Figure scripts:
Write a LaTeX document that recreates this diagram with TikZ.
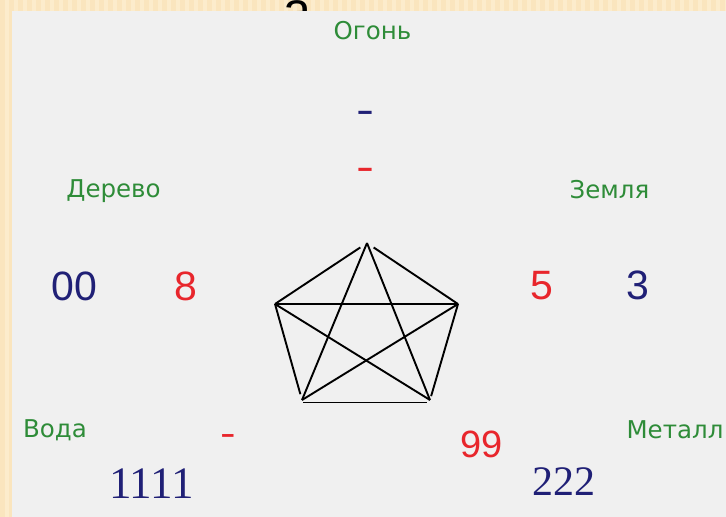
\documentclass[tikz,border=0pt]{standalone}
\usepackage{fontspec}
\newfontfamily\labfont{DejaVu Sans}
\newfontfamily\numfont{Liberation Sans}
\newfontfamily\serfont{Liberation Serif}
\definecolor{bgorange}{RGB}{252,236,204}
\definecolor{stripe}{RGB}{250,229,190}
\definecolor{panel}{RGB}{240,240,240}
\definecolor{labgreen}{RGB}{46,140,56}
\definecolor{numblue}{RGB}{32,32,118}
\definecolor{numred}{RGB}{232,38,44}
\begin{document}
\begin{tikzpicture}[x=1pt,y=-1pt,
  elem/.style={anchor=base, inner sep=0pt, text=labgreen, font=\labfont\fontsize{24.5}{29}\selectfont},
  bignum/.style={anchor=base, inner sep=0pt, font=\numfont\fontsize{41}{48}\selectfont},
  sernum/.style={anchor=base, inner sep=0pt, text=numblue, font=\serfont\fontsize{45}{50}\selectfont},
  dashmark/.style={anchor=base, inner sep=0pt, font=\numfont\fontsize{40}{48}\selectfont},
  link/.style={draw=black, line width=1.9pt}
]
\useasboundingbox (0,0) rectangle (726,517);
% striped backdrop
\fill[bgorange] (0,0) rectangle (726,517);
\foreach \i in {0,...,81} \fill[stripe] (\i*9,0) rectangle ++(4.5,517);
% cut-off title letter
\node[anchor=base, inner sep=0pt, font=\numfont\fontsize{50}{56}\selectfont] (title) at (297,27) {а};
% panel
\fill[panel] (12,11) rectangle (726,517);

% element labels
\node[elem] (fire) at (372.5,39) {Огонь};
\node[elem] (wood) at (113.5,197) {Дерево};
\node[elem] (earth) at (609.5,198) {Земля};
\node[elem] (water) at (55,437) {Вода};
\node[elem] (metal) at (675,438) {Металл};

% numbers
\node[bignum, text=numblue] (n00) at (74.5,300) {00};
\node[bignum, text=numred] (n8) at (186,300) {8};
\node[bignum, text=numred] (n5) at (542,299) {5};
\node[bignum, text=numblue] (n3) at (638,299) {3};
\node[bignum, text=numred, font=\numfont\fontsize{38}{44}\selectfont] (n99) at (481.5,457) {99};
\node[sernum] (n1111) at (151.5,498) {1111};
\node[sernum, font=\serfont\fontsize{42}{48}\selectfont] (n222) at (563.5,495) {222};

% dashes
\node[dashmark, text=numblue] (dblue) at (365,123.4) {\scalebox{1.35}[1]{-}};
\node[dashmark, text=numred] (dred) at (365.5,180.4) {\scalebox{1.35}[1]{-}};
\node[dashmark, text=numred, font=\numfont\fontsize{36}{42}\selectfont] (dwater) at (228,445.4) {\scalebox{1.3}[1]{-}};

% pentagram
\coordinate (T) at (367,243);
\coordinate (L) at (275,304);
\coordinate (R) at (458,304);
\coordinate (BL) at (302,400);
\coordinate (BR) at (430,400);
\coordinate (BLb) at (303,402.5);
\coordinate (BRb) at (427,402.5);

\draw[link, shorten <=8pt] (T) -- (L);
\draw[link, shorten <=8pt] (T) -- (R);
\draw[link] (L) -- (R);
\draw[link, shorten >=6pt] (L) -- (BL);
\draw[link, shorten >=4pt] (R) -- (BR);
\draw[link] (BLb) -- (BRb);
\draw[link] (T) -- (BL);
\draw[link] (T) -- (BR);
\draw[link] (L) -- (BR);
\draw[link] (R) -- (BL);
\end{tikzpicture}
\end{document}
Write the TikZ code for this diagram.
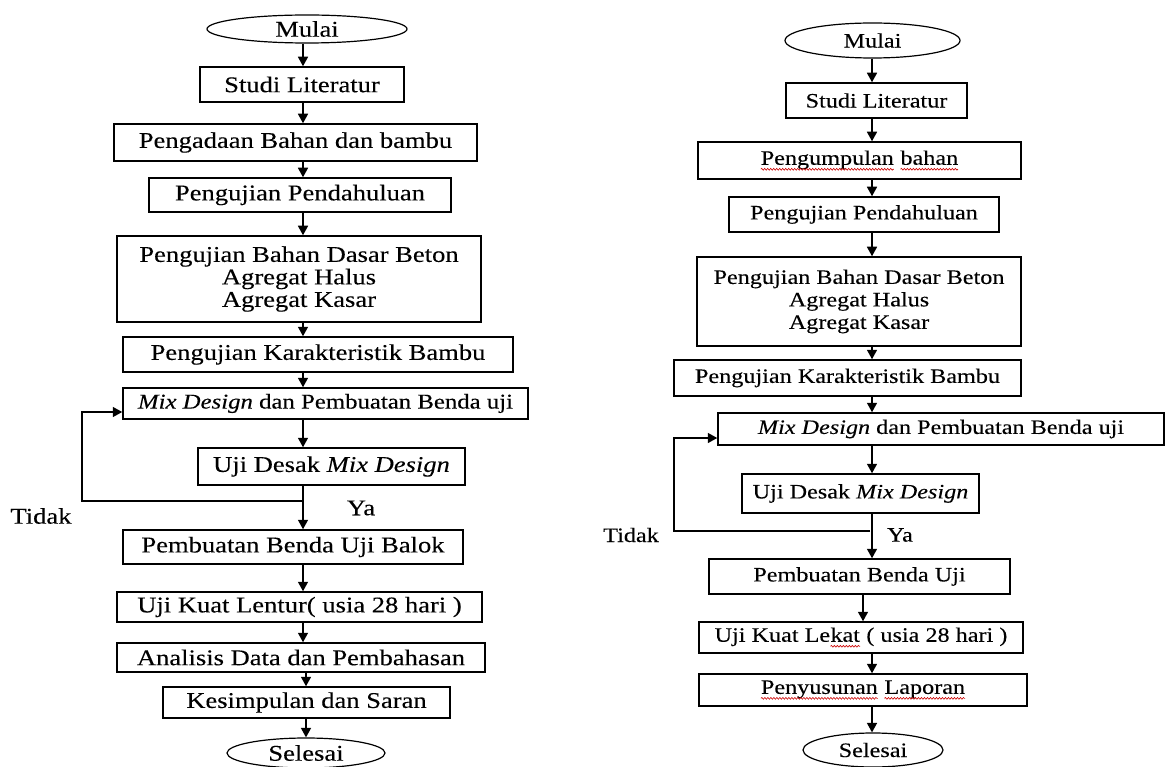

> _Directions for this task_
Copy the whole of the material above exactly, but not its images.

> _Response for this exercise_
Write a LaTeX document that recreates this diagram with TikZ.
\documentclass[tikz,border=0pt]{standalone}
\usepackage{fontspec}
\newfontfamily\labfont{DejaVu Sans}
\newfontfamily\numfont{Liberation Sans}
\newfontfamily\serfont{Liberation Serif}
\definecolor{bgorange}{RGB}{252,236,204}
\definecolor{stripe}{RGB}{250,229,190}
\definecolor{panel}{RGB}{240,240,240}
\definecolor{labgreen}{RGB}{46,140,56}
\definecolor{numblue}{RGB}{32,32,118}
\definecolor{numred}{RGB}{232,38,44}
\begin{document}
\begin{tikzpicture}[x=1pt,y=-1pt,
  elem/.style={anchor=base, inner sep=0pt, text=labgreen, font=\labfont\fontsize{24.5}{29}\selectfont},
  bignum/.style={anchor=base, inner sep=0pt, font=\numfont\fontsize{41}{48}\selectfont},
  sernum/.style={anchor=base, inner sep=0pt, text=numblue, font=\serfont\fontsize{45}{50}\selectfont},
  dashmark/.style={anchor=base, inner sep=0pt, font=\numfont\fontsize{40}{48}\selectfont},
  link/.style={draw=black, line width=1.9pt}
]
\useasboundingbox (0,0) rectangle (726,517);
% striped backdrop
\fill[bgorange] (0,0) rectangle (726,517);
\foreach \i in {0,...,81} \fill[stripe] (\i*9,0) rectangle ++(4.5,517);
% cut-off title letter
\node[anchor=base, inner sep=0pt, font=\numfont\fontsize{50}{56}\selectfont] (title) at (297,27) {а};
% panel
\fill[panel] (12,11) rectangle (726,517);

% element labels
\node[elem] (fire) at (372.5,39) {Огонь};
\node[elem] (wood) at (113.5,197) {Дерево};
\node[elem] (earth) at (609.5,198) {Земля};
\node[elem] (water) at (55,437) {Вода};
\node[elem] (metal) at (675,438) {Металл};

% numbers
\node[bignum, text=numblue] (n00) at (74.5,300) {00};
\node[bignum, text=numred] (n8) at (186,300) {8};
\node[bignum, text=numred] (n5) at (542,299) {5};
\node[bignum, text=numblue] (n3) at (638,299) {3};
\node[bignum, text=numred, font=\numfont\fontsize{38}{44}\selectfont] (n99) at (481.5,457) {99};
\node[sernum] (n1111) at (151.5,498) {1111};
\node[sernum, font=\serfont\fontsize{42}{48}\selectfont] (n222) at (563.5,495) {222};

% dashes
\node[dashmark, text=numblue] (dblue) at (365,123.4) {\scalebox{1.35}[1]{-}};
\node[dashmark, text=numred] (dred) at (365.5,180.4) {\scalebox{1.35}[1]{-}};
\node[dashmark, text=numred, font=\numfont\fontsize{36}{42}\selectfont] (dwater) at (228,445.4) {\scalebox{1.3}[1]{-}};

% pentagram
\coordinate (T) at (367,243);
\coordinate (L) at (275,304);
\coordinate (R) at (458,304);
\coordinate (BL) at (302,400);
\coordinate (BR) at (430,400);
\coordinate (BLb) at (303,402.5);
\coordinate (BRb) at (427,402.5);

\draw[link, shorten <=8pt] (T) -- (L);
\draw[link, shorten <=8pt] (T) -- (R);
\draw[link] (L) -- (R);
\draw[link, shorten >=6pt] (L) -- (BL);
\draw[link, shorten >=4pt] (R) -- (BR);
\draw[link] (BLb) -- (BRb);
\draw[link] (T) -- (BL);
\draw[link] (T) -- (BR);
\draw[link] (L) -- (BR);
\draw[link] (R) -- (BL);
\end{tikzpicture}
\end{document}
Write the TikZ code for this diagram.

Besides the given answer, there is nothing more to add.